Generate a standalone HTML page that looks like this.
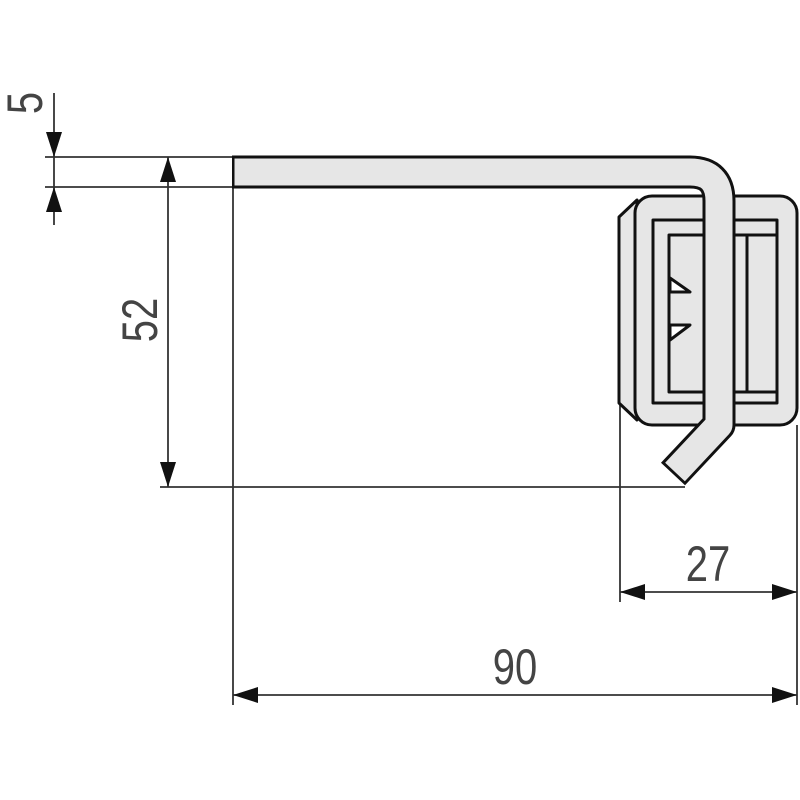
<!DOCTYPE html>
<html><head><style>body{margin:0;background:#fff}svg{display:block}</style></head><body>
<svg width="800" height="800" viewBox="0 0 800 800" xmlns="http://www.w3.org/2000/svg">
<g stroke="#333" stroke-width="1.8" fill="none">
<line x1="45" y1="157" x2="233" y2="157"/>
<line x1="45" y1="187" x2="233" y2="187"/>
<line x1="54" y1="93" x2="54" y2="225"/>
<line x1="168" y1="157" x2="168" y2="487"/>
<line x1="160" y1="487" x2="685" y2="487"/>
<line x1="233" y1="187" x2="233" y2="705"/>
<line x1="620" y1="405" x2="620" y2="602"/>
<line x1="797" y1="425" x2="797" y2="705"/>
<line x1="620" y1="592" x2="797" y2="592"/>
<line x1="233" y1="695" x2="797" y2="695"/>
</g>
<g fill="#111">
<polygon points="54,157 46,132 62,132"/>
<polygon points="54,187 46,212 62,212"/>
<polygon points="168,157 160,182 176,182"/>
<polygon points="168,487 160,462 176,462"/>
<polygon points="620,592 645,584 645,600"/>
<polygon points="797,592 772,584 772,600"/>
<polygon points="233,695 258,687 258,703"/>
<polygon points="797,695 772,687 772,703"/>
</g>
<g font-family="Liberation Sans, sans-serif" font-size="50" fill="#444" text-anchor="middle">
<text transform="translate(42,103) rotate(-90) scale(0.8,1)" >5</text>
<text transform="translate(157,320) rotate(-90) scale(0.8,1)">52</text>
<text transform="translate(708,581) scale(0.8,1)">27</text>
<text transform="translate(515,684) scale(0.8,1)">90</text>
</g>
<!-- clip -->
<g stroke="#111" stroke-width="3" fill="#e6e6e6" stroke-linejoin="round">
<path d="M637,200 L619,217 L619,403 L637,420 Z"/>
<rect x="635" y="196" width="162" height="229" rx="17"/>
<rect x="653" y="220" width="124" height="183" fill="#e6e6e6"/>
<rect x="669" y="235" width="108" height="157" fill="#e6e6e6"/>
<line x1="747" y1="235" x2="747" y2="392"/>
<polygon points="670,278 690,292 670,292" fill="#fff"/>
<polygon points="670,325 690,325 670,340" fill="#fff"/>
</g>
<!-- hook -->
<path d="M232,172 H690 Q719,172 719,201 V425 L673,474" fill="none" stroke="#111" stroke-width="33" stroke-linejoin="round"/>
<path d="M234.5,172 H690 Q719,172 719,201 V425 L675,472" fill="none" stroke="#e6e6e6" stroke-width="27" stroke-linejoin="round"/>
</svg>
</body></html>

DIRECTIVE >>
Without the pictures, transcribe the listing above exactly.

CORRECT ANSWER >>
Generate a standalone HTML page that looks like this.
<!DOCTYPE html>
<html><head><style>body{margin:0;background:#fff}svg{display:block}</style></head><body>
<svg width="800" height="800" viewBox="0 0 800 800" xmlns="http://www.w3.org/2000/svg">
<g stroke="#333" stroke-width="1.8" fill="none">
<line x1="45" y1="157" x2="233" y2="157"/>
<line x1="45" y1="187" x2="233" y2="187"/>
<line x1="54" y1="93" x2="54" y2="225"/>
<line x1="168" y1="157" x2="168" y2="487"/>
<line x1="160" y1="487" x2="685" y2="487"/>
<line x1="233" y1="187" x2="233" y2="705"/>
<line x1="620" y1="405" x2="620" y2="602"/>
<line x1="797" y1="425" x2="797" y2="705"/>
<line x1="620" y1="592" x2="797" y2="592"/>
<line x1="233" y1="695" x2="797" y2="695"/>
</g>
<g fill="#111">
<polygon points="54,157 46,132 62,132"/>
<polygon points="54,187 46,212 62,212"/>
<polygon points="168,157 160,182 176,182"/>
<polygon points="168,487 160,462 176,462"/>
<polygon points="620,592 645,584 645,600"/>
<polygon points="797,592 772,584 772,600"/>
<polygon points="233,695 258,687 258,703"/>
<polygon points="797,695 772,687 772,703"/>
</g>
<g font-family="Liberation Sans, sans-serif" font-size="50" fill="#444" text-anchor="middle">
<text transform="translate(42,103) rotate(-90) scale(0.8,1)" >5</text>
<text transform="translate(157,320) rotate(-90) scale(0.8,1)">52</text>
<text transform="translate(708,581) scale(0.8,1)">27</text>
<text transform="translate(515,684) scale(0.8,1)">90</text>
</g>
<!-- clip -->
<g stroke="#111" stroke-width="3" fill="#e6e6e6" stroke-linejoin="round">
<path d="M637,200 L619,217 L619,403 L637,420 Z"/>
<rect x="635" y="196" width="162" height="229" rx="17"/>
<rect x="653" y="220" width="124" height="183" fill="#e6e6e6"/>
<rect x="669" y="235" width="108" height="157" fill="#e6e6e6"/>
<line x1="747" y1="235" x2="747" y2="392"/>
<polygon points="670,278 690,292 670,292" fill="#fff"/>
<polygon points="670,325 690,325 670,340" fill="#fff"/>
</g>
<!-- hook -->
<path d="M232,172 H690 Q719,172 719,201 V425 L673,474" fill="none" stroke="#111" stroke-width="33" stroke-linejoin="round"/>
<path d="M234.5,172 H690 Q719,172 719,201 V425 L675,472" fill="none" stroke="#e6e6e6" stroke-width="27" stroke-linejoin="round"/>
</svg>
</body></html>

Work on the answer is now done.